I then spoke of the grave problems now confronting NATO, pointing out that in May there was a great and buoyant momentum toward the integration of Germany into Western Europe, also growing in unity. The Schuman Plan, the E.D.C. Treaty, the Treaty with Germany, the plans laid at Lisbon, plans laid for other political countries looking toward greater unification, all opened up a vista of hope and promise which could enlist the enthusiasm of European youth. All of this seemed to me to be now changed. The momentum had been lost or retrograded momentum was taking place. Rapprochement between France and Germany seemed more remote than ever. Our plans for European defense had been checked, and instead there was a growing uneasiness at the effort involved. I was full of foreboding about the future. I realized that the American election had deprived this Government for many months of an assured voice. It might be some months still before this Government could again speak with assurance. I wondered whether now was not the time for the Canadian Government, which I was sure had the same basic concerns and aspirations, to take a more vigorous and leading role. Such a role could not depend upon words alone, but upon the force of example. If Canada could come forward with a vigorous defense production program, linked with the idea of mutual aid, it could speak with real authority in urging the other countries to move forward with determination and courage. I asked that this matter be given deep thought, for we were in a most critical time.

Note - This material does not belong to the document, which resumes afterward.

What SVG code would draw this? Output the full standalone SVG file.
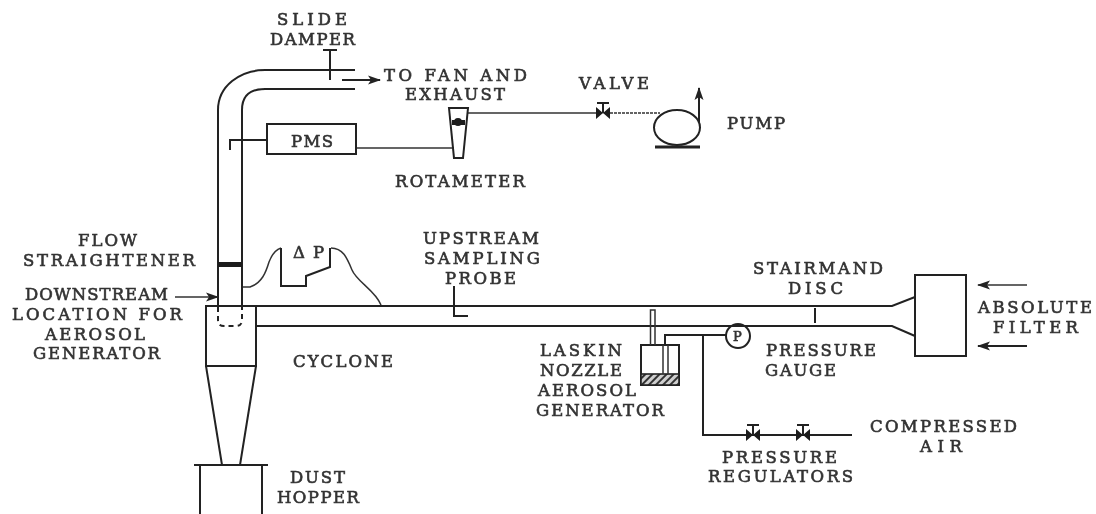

I again expressed my appreciation at the more than kind reception which I had had in Ottawa, and specifically by the Cabinet, and after a few closing words by the Prime Minister, the meeting ended.

  1. The reference is probably to a draft resolution introduced in the General Assembly by Acheson on behalf of the United States and 20 other governments. The text, U.N. doc. A/C.1/725 dated Oct. 24, is printed in Department of State Bulletin, Nov. 3, 1952, p. 680. For documentation on this resolution and related developments on the disputed repatriation of prisoners of war in Korea, see vol. xv, Part 1, pp. 563 ff.